Your copy should hold exactly the lines from the one containing "Clone this chart" to the one containing "import * as d3 from 'd3';", inclusive, with no pictures.
**** Dataset entries ****
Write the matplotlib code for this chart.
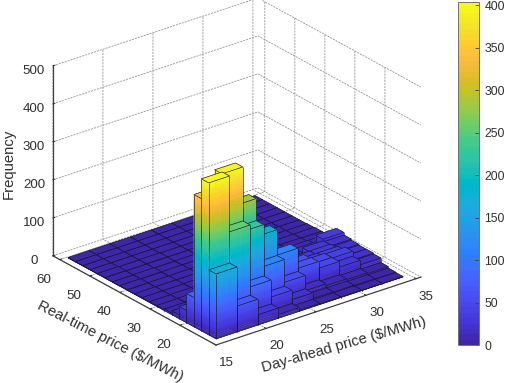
****
**** Dataset entries ****
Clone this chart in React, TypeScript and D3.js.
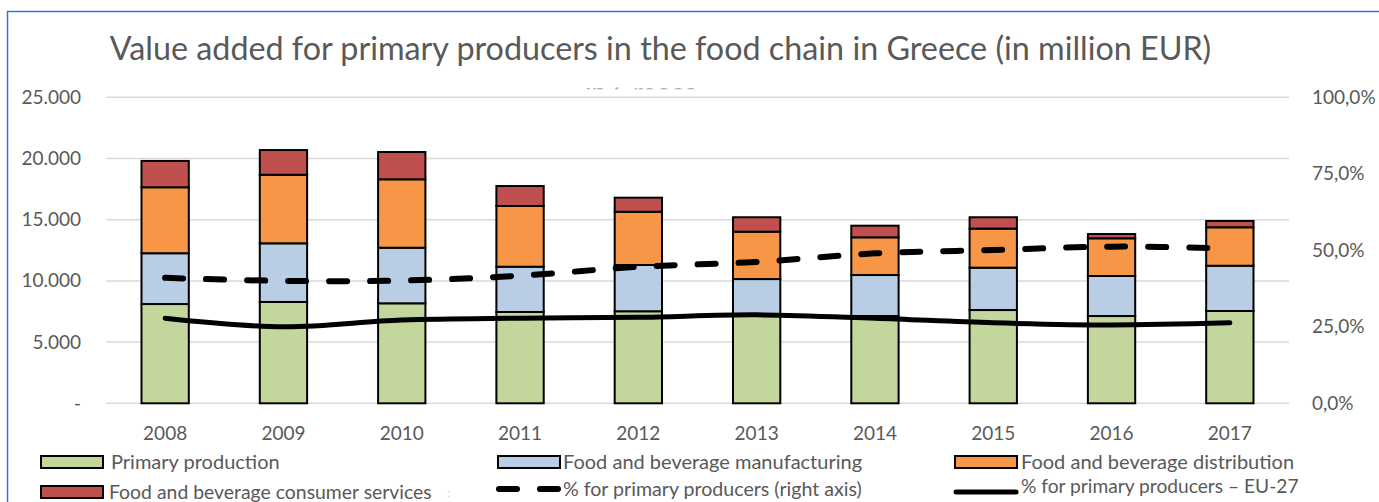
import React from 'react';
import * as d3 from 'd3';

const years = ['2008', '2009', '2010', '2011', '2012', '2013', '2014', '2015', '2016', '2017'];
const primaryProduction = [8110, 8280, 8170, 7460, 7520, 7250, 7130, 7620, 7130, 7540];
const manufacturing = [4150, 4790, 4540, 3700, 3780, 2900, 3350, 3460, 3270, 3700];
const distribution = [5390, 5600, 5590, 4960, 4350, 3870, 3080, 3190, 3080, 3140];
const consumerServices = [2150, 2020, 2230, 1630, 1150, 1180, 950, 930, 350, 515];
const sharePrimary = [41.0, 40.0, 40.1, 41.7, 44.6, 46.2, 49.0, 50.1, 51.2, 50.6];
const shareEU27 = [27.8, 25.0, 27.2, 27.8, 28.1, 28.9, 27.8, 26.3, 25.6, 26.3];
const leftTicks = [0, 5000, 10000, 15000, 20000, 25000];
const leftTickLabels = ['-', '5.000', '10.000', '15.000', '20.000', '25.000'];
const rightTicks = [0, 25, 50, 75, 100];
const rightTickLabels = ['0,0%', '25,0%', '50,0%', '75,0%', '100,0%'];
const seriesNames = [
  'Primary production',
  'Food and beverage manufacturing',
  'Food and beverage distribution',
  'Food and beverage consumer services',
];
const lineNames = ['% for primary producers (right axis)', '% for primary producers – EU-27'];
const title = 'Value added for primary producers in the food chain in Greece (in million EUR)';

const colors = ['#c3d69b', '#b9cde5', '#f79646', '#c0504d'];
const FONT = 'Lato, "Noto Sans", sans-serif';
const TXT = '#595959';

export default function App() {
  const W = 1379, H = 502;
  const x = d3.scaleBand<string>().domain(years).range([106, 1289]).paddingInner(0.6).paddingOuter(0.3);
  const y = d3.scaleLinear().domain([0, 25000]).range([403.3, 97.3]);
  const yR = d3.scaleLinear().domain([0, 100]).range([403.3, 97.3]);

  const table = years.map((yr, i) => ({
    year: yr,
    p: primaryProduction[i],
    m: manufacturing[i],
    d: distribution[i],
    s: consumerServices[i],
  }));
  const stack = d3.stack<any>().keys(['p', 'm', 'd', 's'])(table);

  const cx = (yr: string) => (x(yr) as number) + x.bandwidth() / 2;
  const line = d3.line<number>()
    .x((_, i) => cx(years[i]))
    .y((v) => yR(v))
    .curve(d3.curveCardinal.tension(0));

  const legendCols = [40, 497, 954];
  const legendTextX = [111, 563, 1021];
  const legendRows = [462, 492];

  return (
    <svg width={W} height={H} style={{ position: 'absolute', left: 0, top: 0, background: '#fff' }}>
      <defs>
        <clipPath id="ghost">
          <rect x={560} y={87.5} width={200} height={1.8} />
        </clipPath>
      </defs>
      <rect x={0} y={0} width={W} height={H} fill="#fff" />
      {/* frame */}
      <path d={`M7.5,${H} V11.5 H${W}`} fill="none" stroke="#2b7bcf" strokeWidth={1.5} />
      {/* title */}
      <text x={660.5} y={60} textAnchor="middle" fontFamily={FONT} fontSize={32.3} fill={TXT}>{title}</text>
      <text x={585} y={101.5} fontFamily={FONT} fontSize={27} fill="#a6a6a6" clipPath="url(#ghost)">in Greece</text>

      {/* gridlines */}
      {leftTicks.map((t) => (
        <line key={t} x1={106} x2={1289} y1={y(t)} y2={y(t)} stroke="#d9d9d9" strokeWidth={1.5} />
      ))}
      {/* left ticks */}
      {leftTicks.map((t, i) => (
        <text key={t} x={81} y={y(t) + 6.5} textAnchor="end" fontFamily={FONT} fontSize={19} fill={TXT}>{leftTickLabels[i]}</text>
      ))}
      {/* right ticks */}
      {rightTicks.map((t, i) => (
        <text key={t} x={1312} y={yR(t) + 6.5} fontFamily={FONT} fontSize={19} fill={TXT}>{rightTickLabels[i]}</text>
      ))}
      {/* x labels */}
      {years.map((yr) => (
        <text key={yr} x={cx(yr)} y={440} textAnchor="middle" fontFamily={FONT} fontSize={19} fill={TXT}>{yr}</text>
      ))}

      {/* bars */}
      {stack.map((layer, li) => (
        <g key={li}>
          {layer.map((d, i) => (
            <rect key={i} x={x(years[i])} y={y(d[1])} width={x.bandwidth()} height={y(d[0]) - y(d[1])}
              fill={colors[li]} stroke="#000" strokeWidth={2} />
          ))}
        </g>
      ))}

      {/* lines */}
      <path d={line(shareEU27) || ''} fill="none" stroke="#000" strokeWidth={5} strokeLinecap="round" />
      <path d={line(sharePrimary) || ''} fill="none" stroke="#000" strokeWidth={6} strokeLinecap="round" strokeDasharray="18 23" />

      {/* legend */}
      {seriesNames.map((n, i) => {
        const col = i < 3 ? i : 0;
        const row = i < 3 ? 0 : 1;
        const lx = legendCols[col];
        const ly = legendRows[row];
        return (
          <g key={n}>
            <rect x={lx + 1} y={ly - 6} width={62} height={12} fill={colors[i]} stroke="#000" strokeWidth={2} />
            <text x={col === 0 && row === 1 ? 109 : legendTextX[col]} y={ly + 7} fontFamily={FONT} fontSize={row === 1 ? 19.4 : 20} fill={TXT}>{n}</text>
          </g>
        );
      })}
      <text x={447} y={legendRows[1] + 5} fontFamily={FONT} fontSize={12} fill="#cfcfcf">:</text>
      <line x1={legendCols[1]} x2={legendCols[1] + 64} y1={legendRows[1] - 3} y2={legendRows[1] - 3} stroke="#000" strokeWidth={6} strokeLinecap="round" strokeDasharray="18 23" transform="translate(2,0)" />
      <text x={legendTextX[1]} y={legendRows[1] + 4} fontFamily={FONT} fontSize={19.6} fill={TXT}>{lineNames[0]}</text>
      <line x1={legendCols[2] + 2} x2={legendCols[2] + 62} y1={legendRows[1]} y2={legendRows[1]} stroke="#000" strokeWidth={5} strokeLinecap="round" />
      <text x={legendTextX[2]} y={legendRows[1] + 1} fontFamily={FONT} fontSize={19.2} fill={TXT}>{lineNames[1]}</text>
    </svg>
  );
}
****
**** Dataset entries ****
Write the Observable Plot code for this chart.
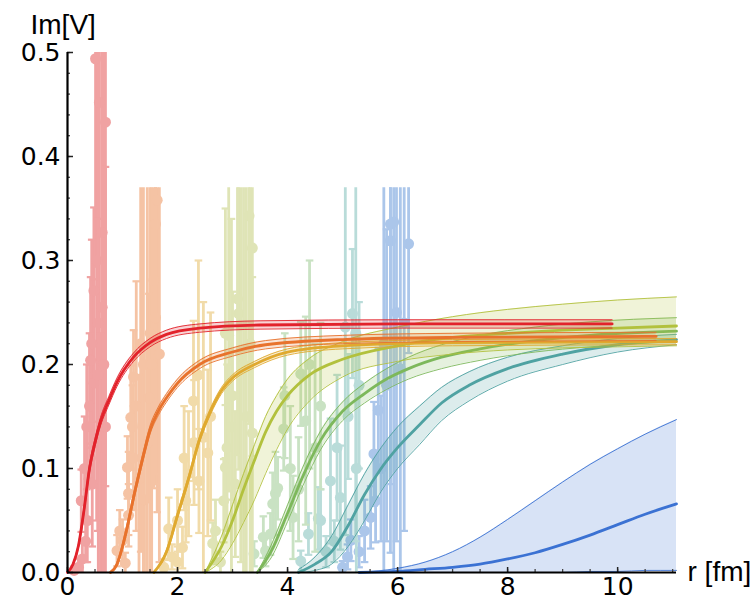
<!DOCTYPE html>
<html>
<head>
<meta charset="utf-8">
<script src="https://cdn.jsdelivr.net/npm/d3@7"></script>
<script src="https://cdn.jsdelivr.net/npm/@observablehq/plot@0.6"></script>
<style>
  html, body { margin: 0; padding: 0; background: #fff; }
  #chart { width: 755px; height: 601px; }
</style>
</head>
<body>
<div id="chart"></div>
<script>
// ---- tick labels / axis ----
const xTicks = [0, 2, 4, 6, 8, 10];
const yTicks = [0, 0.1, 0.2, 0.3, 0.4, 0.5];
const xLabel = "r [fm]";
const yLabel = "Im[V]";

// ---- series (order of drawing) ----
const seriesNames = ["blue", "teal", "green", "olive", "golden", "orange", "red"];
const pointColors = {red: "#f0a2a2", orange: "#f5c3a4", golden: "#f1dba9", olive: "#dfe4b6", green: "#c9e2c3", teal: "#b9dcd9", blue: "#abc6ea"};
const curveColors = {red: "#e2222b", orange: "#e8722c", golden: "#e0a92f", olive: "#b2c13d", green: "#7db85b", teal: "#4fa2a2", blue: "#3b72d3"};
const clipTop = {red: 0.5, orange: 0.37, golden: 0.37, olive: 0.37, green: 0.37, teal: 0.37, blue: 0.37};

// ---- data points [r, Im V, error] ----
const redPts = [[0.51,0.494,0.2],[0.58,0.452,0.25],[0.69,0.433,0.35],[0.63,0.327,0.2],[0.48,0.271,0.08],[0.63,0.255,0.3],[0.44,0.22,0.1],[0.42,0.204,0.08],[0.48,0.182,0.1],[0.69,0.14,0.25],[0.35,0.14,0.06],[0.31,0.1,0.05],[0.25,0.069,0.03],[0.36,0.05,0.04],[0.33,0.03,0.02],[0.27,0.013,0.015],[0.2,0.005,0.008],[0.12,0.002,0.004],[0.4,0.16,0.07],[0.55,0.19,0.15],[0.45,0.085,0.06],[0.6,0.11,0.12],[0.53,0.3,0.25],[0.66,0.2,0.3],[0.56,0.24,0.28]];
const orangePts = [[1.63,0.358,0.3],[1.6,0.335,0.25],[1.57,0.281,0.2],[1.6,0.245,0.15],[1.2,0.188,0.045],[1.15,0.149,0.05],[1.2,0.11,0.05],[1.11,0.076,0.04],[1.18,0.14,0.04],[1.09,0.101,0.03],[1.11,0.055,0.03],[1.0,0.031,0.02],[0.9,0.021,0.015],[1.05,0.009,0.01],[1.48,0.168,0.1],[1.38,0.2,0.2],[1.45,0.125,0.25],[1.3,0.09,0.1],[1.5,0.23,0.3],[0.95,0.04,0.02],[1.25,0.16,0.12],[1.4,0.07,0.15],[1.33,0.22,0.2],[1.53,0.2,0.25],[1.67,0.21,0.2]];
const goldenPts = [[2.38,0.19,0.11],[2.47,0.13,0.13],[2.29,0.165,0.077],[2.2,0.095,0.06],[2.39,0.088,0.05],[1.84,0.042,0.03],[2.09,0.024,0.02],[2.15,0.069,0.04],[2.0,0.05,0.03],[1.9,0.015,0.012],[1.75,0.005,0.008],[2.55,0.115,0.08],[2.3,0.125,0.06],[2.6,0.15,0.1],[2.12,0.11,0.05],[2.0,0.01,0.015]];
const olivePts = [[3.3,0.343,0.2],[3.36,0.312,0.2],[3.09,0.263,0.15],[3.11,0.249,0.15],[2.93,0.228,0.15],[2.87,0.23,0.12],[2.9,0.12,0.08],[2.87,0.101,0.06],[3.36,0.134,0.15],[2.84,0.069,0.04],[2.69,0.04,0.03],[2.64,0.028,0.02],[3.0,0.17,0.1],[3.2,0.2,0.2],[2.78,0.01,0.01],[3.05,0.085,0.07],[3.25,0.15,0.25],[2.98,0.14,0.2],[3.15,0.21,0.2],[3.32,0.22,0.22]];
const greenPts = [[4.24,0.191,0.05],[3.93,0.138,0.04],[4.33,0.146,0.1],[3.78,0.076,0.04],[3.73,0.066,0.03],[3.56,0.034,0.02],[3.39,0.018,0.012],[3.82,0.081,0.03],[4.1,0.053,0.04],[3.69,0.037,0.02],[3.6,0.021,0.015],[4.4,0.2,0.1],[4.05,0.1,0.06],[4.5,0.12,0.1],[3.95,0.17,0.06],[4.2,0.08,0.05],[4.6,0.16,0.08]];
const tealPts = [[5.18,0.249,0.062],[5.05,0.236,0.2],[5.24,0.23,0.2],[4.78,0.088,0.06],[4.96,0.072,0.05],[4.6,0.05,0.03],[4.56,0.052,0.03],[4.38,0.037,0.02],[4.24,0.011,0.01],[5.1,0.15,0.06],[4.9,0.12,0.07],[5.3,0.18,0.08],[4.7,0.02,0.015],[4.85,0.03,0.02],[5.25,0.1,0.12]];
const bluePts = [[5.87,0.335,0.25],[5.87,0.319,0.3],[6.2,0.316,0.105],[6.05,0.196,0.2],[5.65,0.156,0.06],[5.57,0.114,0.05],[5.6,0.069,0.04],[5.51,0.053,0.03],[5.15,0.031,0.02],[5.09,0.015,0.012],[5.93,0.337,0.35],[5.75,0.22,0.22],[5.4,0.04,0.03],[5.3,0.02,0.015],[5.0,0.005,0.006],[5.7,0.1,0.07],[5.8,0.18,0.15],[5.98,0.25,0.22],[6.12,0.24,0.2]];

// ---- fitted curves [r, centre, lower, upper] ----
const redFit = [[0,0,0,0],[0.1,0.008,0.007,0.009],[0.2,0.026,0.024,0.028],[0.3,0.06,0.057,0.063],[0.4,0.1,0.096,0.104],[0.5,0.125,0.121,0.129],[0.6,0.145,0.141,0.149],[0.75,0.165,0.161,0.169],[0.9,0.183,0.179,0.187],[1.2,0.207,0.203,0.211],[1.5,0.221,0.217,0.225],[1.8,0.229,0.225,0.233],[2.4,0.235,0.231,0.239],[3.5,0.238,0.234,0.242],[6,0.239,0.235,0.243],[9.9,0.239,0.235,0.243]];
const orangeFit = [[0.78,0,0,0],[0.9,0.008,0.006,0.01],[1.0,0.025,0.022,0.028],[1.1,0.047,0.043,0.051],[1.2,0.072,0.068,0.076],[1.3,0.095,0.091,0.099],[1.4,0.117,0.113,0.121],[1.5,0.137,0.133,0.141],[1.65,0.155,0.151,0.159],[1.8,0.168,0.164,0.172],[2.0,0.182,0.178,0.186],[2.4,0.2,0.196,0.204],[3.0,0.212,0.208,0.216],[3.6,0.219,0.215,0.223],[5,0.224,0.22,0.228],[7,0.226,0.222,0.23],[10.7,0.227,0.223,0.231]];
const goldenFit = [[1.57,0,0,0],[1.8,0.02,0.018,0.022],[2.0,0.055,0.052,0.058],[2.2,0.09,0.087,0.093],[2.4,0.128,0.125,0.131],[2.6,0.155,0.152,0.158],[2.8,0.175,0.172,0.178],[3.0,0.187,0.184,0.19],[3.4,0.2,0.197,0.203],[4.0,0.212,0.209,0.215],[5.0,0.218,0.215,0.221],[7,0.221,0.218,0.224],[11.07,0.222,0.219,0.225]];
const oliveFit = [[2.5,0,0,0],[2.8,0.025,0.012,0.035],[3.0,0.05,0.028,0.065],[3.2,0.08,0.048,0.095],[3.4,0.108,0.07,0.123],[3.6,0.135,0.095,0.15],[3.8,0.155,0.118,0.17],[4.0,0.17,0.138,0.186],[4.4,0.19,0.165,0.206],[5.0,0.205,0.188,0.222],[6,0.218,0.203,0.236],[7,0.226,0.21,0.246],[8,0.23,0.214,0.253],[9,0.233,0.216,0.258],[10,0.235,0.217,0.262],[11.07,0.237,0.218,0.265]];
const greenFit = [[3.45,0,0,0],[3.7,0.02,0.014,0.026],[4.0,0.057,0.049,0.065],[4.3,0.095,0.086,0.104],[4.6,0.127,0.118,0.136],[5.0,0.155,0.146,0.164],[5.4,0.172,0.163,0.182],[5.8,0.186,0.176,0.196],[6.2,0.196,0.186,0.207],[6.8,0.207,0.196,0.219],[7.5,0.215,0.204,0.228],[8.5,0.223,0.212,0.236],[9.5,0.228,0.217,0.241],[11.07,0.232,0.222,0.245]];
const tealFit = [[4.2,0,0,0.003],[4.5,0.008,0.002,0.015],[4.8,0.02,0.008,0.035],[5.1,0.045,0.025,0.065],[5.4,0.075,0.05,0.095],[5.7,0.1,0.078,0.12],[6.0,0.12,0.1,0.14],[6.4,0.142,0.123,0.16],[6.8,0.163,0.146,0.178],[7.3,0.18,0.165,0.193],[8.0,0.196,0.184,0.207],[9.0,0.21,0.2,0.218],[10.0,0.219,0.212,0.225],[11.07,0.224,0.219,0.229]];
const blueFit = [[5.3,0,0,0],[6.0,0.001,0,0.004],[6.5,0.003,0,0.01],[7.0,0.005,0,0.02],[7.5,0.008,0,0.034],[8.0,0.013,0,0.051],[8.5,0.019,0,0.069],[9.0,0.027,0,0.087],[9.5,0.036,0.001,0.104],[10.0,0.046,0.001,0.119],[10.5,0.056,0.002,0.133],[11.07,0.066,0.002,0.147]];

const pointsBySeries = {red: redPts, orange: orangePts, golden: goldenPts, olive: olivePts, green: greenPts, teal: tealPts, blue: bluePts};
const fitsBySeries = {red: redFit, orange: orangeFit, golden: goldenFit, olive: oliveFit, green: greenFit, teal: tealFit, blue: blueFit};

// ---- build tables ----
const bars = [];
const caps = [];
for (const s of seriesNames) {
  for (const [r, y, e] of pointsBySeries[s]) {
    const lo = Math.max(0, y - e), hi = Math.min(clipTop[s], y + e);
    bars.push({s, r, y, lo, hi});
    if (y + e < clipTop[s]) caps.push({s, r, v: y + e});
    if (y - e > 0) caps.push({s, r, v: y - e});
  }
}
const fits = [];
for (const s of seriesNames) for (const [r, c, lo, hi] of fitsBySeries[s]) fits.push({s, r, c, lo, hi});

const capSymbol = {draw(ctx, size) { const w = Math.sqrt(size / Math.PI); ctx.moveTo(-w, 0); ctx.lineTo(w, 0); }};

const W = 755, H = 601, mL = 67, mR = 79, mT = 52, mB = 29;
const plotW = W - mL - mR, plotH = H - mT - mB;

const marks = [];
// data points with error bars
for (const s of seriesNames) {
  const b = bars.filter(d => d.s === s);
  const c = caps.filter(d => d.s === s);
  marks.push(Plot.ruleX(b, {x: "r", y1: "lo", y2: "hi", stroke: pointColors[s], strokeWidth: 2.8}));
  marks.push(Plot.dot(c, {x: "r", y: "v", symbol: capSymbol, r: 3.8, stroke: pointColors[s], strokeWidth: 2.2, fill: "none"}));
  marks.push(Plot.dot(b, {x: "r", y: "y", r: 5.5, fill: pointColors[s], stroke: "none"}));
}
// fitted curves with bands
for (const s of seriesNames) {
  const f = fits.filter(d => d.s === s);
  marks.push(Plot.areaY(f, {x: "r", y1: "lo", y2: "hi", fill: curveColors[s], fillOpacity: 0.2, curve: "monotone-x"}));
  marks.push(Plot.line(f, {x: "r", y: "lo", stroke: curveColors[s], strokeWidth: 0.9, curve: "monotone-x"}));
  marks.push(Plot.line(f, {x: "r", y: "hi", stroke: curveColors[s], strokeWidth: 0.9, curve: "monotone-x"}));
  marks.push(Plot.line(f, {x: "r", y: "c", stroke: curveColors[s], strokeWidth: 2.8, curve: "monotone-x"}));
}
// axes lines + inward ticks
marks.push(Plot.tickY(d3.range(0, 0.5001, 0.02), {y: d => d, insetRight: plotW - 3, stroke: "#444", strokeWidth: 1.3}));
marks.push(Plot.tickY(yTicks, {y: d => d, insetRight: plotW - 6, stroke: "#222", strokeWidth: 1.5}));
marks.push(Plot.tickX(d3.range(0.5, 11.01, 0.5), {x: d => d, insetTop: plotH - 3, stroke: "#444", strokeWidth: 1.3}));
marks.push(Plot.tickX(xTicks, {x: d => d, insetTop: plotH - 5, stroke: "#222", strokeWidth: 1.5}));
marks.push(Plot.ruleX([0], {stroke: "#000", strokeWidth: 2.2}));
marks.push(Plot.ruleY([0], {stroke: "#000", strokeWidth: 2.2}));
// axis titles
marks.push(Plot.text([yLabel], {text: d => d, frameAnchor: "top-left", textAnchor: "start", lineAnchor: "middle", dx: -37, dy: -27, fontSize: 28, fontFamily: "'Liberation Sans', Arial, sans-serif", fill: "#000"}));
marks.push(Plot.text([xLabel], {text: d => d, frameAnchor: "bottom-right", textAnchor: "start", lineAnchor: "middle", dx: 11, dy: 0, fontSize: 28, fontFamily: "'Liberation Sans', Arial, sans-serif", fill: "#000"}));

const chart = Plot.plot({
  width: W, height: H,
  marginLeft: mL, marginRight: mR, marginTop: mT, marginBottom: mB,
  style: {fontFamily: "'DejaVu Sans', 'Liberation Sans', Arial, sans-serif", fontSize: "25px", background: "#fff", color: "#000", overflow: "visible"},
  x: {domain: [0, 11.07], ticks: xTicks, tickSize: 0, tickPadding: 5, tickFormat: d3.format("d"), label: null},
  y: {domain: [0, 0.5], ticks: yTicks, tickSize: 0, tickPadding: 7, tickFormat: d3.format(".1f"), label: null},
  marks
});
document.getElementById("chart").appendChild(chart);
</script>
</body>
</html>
****
=== Response for this exercise ===
Clone this chart in React, TypeScript and D3.js.
import React from 'react';
import * as d3 from 'd3';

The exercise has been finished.